## [Supplied data]
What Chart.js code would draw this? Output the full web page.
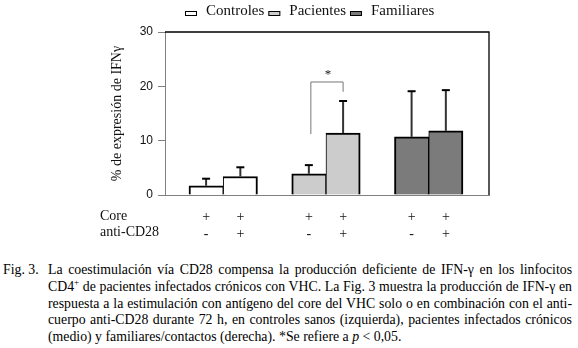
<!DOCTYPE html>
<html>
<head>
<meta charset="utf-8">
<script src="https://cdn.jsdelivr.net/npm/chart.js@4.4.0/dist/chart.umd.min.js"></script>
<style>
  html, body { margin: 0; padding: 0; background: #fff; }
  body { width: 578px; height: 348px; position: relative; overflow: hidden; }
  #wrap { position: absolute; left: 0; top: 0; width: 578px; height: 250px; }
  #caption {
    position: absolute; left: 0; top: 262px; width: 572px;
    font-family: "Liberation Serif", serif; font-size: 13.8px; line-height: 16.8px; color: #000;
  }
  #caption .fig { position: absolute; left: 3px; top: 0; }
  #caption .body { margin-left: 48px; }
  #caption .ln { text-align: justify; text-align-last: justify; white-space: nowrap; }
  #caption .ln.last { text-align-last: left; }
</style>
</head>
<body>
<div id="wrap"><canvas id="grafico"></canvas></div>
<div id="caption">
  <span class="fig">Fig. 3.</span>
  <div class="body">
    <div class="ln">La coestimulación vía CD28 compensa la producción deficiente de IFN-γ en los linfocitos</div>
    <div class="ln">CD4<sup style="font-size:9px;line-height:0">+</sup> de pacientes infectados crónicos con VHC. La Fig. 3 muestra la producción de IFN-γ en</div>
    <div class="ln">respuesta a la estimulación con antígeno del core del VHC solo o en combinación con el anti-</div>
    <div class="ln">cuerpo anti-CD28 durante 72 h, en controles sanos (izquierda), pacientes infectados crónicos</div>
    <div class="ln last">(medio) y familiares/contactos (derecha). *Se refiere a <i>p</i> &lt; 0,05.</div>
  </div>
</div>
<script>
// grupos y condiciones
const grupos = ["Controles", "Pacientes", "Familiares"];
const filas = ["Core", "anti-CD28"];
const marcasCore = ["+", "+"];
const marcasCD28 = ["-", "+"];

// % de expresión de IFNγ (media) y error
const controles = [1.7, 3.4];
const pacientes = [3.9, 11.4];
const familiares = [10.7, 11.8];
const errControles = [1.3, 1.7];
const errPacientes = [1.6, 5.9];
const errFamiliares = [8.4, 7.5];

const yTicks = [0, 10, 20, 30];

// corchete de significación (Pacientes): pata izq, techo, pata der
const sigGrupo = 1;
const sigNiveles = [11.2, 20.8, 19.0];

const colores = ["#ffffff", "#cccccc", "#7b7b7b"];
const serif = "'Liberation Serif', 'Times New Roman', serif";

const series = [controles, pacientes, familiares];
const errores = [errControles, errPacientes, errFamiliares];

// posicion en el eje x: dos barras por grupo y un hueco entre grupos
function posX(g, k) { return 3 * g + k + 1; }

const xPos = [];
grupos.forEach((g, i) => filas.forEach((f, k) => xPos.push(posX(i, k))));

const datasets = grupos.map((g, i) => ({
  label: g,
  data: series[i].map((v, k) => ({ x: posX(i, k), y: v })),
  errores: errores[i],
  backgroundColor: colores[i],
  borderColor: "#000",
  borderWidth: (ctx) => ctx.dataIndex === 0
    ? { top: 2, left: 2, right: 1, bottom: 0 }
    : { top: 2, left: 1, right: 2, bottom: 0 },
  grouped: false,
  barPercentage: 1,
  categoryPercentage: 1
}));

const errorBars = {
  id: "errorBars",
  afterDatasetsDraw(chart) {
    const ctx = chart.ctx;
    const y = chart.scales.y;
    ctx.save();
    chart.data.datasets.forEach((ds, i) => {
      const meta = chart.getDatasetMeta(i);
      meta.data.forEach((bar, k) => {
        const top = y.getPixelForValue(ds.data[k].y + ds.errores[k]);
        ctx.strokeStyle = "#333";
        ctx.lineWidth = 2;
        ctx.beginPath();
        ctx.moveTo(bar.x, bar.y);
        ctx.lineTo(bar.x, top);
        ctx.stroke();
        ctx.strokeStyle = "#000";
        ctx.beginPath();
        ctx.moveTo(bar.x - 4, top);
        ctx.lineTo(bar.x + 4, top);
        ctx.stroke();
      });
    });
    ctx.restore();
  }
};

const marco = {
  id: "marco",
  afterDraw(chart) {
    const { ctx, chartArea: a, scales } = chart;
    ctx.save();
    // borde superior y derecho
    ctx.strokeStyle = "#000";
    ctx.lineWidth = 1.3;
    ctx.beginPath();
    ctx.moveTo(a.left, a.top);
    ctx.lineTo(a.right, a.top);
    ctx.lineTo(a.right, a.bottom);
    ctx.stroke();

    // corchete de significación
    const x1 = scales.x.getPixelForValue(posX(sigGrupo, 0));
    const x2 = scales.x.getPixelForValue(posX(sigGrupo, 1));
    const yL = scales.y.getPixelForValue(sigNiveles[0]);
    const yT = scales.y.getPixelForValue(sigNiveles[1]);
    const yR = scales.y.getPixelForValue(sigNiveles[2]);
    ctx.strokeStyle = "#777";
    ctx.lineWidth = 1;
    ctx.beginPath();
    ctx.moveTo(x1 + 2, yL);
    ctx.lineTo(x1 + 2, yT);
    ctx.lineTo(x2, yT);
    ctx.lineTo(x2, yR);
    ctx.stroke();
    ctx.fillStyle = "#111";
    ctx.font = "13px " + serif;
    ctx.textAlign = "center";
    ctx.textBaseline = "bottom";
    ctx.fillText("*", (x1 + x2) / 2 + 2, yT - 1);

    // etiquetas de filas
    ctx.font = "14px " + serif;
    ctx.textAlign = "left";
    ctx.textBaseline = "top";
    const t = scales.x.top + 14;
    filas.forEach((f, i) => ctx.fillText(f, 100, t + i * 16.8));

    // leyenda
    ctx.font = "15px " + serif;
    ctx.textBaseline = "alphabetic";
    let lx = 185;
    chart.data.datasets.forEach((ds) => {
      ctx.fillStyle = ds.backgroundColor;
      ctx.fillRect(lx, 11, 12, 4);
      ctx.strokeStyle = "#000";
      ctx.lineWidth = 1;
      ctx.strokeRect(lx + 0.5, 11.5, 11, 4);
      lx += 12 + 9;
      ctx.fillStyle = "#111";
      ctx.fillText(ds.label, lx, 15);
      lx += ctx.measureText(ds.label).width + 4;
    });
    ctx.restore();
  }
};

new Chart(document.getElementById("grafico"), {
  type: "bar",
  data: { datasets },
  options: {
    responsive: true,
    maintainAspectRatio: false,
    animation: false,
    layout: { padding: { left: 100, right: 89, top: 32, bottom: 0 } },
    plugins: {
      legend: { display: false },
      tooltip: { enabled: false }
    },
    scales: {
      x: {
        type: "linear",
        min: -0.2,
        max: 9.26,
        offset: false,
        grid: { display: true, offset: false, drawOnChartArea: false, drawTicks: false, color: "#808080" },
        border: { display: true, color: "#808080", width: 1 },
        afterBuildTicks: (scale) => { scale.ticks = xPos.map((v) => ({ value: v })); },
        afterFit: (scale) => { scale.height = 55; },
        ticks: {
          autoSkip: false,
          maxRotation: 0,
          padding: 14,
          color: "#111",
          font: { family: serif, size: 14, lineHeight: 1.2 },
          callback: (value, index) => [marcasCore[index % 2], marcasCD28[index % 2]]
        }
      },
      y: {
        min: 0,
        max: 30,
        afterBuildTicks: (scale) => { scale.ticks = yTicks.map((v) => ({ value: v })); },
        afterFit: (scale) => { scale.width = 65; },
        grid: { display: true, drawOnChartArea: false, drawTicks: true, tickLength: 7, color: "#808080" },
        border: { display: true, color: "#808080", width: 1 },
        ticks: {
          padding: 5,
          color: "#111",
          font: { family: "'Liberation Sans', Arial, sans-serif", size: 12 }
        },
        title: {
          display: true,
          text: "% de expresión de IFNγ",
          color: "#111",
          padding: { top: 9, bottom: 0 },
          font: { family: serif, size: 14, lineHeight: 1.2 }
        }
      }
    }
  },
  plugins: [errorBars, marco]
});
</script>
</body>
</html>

## [Prompt]
Write out nothing but the lines from the start of the data through the line with "const sigNiveles = [11.2, 20.8, 19.0];". Leave out the pictures.

## [Task answer]
What Chart.js code would draw this? Output the full web page.
<!DOCTYPE html>
<html>
<head>
<meta charset="utf-8">
<script src="https://cdn.jsdelivr.net/npm/chart.js@4.4.0/dist/chart.umd.min.js"></script>
<style>
  html, body { margin: 0; padding: 0; background: #fff; }
  body { width: 578px; height: 348px; position: relative; overflow: hidden; }
  #wrap { position: absolute; left: 0; top: 0; width: 578px; height: 250px; }
  #caption {
    position: absolute; left: 0; top: 262px; width: 572px;
    font-family: "Liberation Serif", serif; font-size: 13.8px; line-height: 16.8px; color: #000;
  }
  #caption .fig { position: absolute; left: 3px; top: 0; }
  #caption .body { margin-left: 48px; }
  #caption .ln { text-align: justify; text-align-last: justify; white-space: nowrap; }
  #caption .ln.last { text-align-last: left; }
</style>
</head>
<body>
<div id="wrap"><canvas id="grafico"></canvas></div>
<div id="caption">
  <span class="fig">Fig. 3.</span>
  <div class="body">
    <div class="ln">La coestimulación vía CD28 compensa la producción deficiente de IFN-γ en los linfocitos</div>
    <div class="ln">CD4<sup style="font-size:9px;line-height:0">+</sup> de pacientes infectados crónicos con VHC. La Fig. 3 muestra la producción de IFN-γ en</div>
    <div class="ln">respuesta a la estimulación con antígeno del core del VHC solo o en combinación con el anti-</div>
    <div class="ln">cuerpo anti-CD28 durante 72 h, en controles sanos (izquierda), pacientes infectados crónicos</div>
    <div class="ln last">(medio) y familiares/contactos (derecha). *Se refiere a <i>p</i> &lt; 0,05.</div>
  </div>
</div>
<script>
// grupos y condiciones
const grupos = ["Controles", "Pacientes", "Familiares"];
const filas = ["Core", "anti-CD28"];
const marcasCore = ["+", "+"];
const marcasCD28 = ["-", "+"];

// % de expresión de IFNγ (media) y error
const controles = [1.7, 3.4];
const pacientes = [3.9, 11.4];
const familiares = [10.7, 11.8];
const errControles = [1.3, 1.7];
const errPacientes = [1.6, 5.9];
const errFamiliares = [8.4, 7.5];

const yTicks = [0, 10, 20, 30];

// corchete de significación (Pacientes): pata izq, techo, pata der
const sigGrupo = 1;
const sigNiveles = [11.2, 20.8, 19.0];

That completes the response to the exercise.